A year ago, on a late afternoon in November, I decided to walk the seven miles from my hotel in Manhattan to Brooklyn’s Community Bookstore. It was a cool day, on the cusp of evening, at a moment when things, even grimy New York-type of things, seem to glow, and I was so busy looking around that I almost didn’t notice the small white sign that someone had placed at the bottom of Brooklyn Bridge. The green lettering was newly painted and read: ‘LIFE IS WORTH LIVING.’ 

For many people, life’s worth is never in question. It never becomes a topic of conversation or debate. Life is simply lived until it is not. But something bothered me: if life’s worth is so obvious, why was the sign put up in the first place? It is because there are those of us who occasionally find themselves on the top of the bridge, contemplating a quick and fatal trip to the bottom. Decades after battling depression in 1870, the American philosopher William James wrote to the philosopher and poet Benjamin Paul Blood that ‘no man is educated who has never dallied with the thought of suicide’.

For the majority of people, free will can be exercised in any number of ways (which don’t have to include committing suicide), and in many of these cases one can choose to embody new habits of thought and action. If meaningful freedom seems evasive or unrealistic, most of us still have a choice about what to see and what to look past. This too can be worthwhile. ‘The art of being wise,’ James suggested, ‘is the art of knowing what to overlook.’ Maybe these possibilities could have kept Rose alive for even longer than they did. Maybe not. I don’t presume to be sure.

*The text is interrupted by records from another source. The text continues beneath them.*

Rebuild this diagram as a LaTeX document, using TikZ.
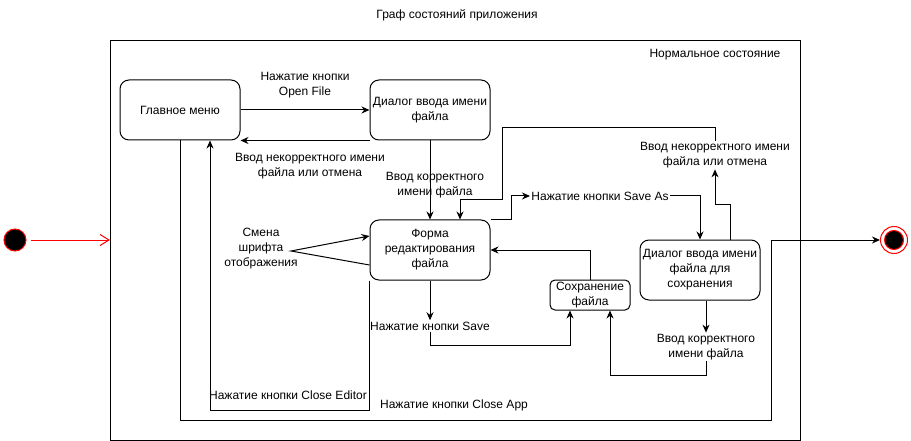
\documentclass[tikz,border=0pt]{standalone}
\usepackage{fontspec}
\setmainfont{Liberation Sans}
\usepackage{xcolor}
\definecolor{StateRed}{rgb}{1.0, 0.0, 0.0}
\usepackage{tikz}
\usetikzlibrary{calc, positioning, arrows.meta}

\begin{document}
\begin{tikzpicture}[
    x=1pt, y=-1pt,
    font=\fontsize{12pt}{15pt}\selectfont,
    line width=1pt,
    edge/.style={-{Stealth[length=8pt, width=7pt]}, black},
    init_edge/.style={-{Straight Barb[length=9pt, width=11pt]}, StateRed},
    state/.style={draw, rounded corners=9pt, minimum width=120pt, minimum height=60pt, align=center, inner sep=2pt},
    small_state/.style={draw, rounded corners=5pt, minimum width=80pt, minimum height=30pt, align=center, inner sep=1pt},
    lbl/.style={align=center, inner sep=1pt}
]
    \useasboundingbox (0,0) rectangle (911,441);

    % 1. TITLE AND COMPOSITE STATE
    \node[lbl] (title) at (457,15) {Граф состояний приложения};
    \node[draw, minimum width=690pt, minimum height=400pt, anchor=north west, inner sep=0pt] (normal) at (110,40) {};
    \node[lbl] (normal_name) at (715,55) {Нормальное состояние};

    % 2. START AND FINISH
    \node[circle, fill=black, draw=StateRed, minimum size=22pt, inner sep=0pt] (start) at (15,240) {};
    \node[circle, draw=StateRed, minimum size=27pt, inner sep=0pt] (finish) at (894,240) {};
    \node[circle, fill=black, draw=StateRed, minimum size=19pt, inner sep=0pt] (finish_core) at (finish) {};
    \coordinate (exitpt) at (771,240);

    % 3. STATES
    \node[state] (menu) at (180,110) {Главное меню};
    \node[state] (dlgopen) at (430,110) {Диалог ввода имени\\файла};
    \node[state] (form) at (430,250) {Форма\\редактирования\\файла};
    \node[small_state] (save) at (590,295) {Сохранение\\файла};
    \node[state] (dlgsave) at (700,270) {Диалог ввода имени\\файла для\\сохранения};

    % 4. TRANSITION TEXTS
    \node[lbl] (lbl_open) at (305,85) {Нажатие кнопки\\Open File};
    \node[lbl] (lbl_bad1) at (310,166) {Ввод некорректного имени\\файла или отмена};
    \node[lbl] (lbl_ok1) at (435,185) {Ввод корректного\\имени файла};
    \node[lbl] (lbl_font) at (261,249) {Смена\\шрифта\\отображения};
    \coordinate (fontpt) at (291,251);
    \node[lbl] (lbl_saveas) at (600,196) {Нажатие кнопки Save As};
    \node[lbl] (lbl_bad2) at (715,155) {Ввод некорректного имени\\файла или отмена};
    \node[lbl] (lbl_save) at (430,326) {Нажатие кнопки Save};
    \node[lbl] (lbl_ok2) at (706,347) {Ввод корректного\\имени файла};
    \node[lbl] (lbl_closeed) at (288,395) {Нажатие кнопки Close Editor};
    \node[lbl] (lbl_closeapp) at (454,405) {Нажатие кнопки Close App};

    % 5. TRANSITIONS
    \draw[init_edge, shorten <=4pt] (start.east) -- (start.east -| normal.west);
    \draw[edge] (menu) -- (dlgopen);
    \draw[edge] (dlgopen.south west) -- (menu.south east);
    \draw[edge] (dlgopen) -- (form);
    \draw[edge] ([yshift=-15pt]form.west) -- (fontpt) -- ([yshift=14pt]form.west);
    \draw[edge] (form.north east) -- ++(21,0) |- (lbl_saveas.west);
    \draw[edge] (lbl_saveas.east) -| (dlgsave.north);
    \draw[edge] ([xshift=-30pt]dlgsave.north east) -- ++(0,-35) -| (lbl_bad2.south);
    \draw[edge] (lbl_bad2.north) |- (502,128) |- (460,200) -- ([xshift=30pt]form.north);
    \draw[edge] (form) -- (lbl_save);
    \draw[edge] (lbl_save.south) -- ++(0,14) -| ([xshift=-20pt]save.south);
    \draw[edge] (save.north) |- (form.east);
    \draw[edge] (dlgsave.south -| lbl_ok2) -- (lbl_ok2);
    \draw[edge] (lbl_ok2.south) -- ++(0,14) -| ([xshift=20pt]save.south);
    \draw[edge] (form.south west) -- ++(0,130) -| ([xshift=30pt]menu.south);
    \draw[edge] (menu.south) -- ++(0,280) -| (exitpt) -- (finish);

\end{tikzpicture}
\end{document}
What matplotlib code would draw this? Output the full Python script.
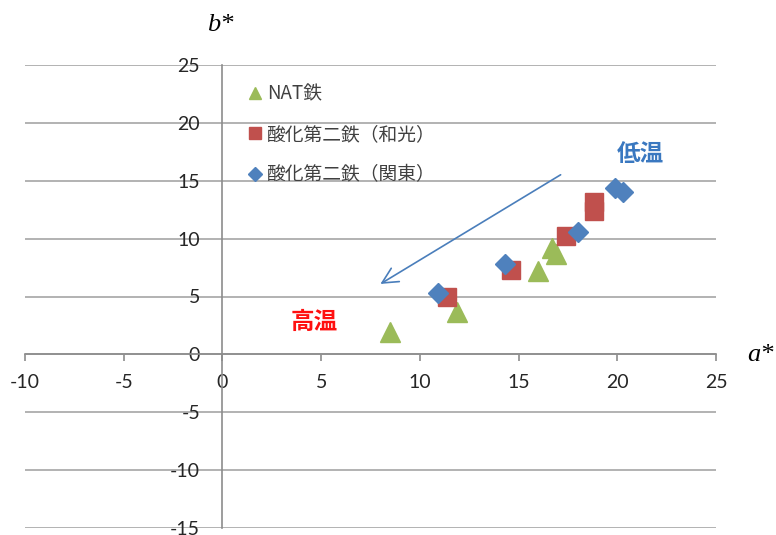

I think one surefire way to send jumpers off the edge is to pretend that you know something they don’t: that life has unconditional value, and that they are missing something that is so patently obvious. On the ledge, I suspect that they’d detect some deep insecurity or hubris in this assertion. And they might jump just to prove you wrong. Because you would, in fact, be wrong. In James’s final entreaty in his essay ‘On a Certain Blindness in Human Beings’ (1899), he reminded his readers that they often don’t have a clue about how other people experience the meaning of their lives. Better to leave it at ‘maybe’.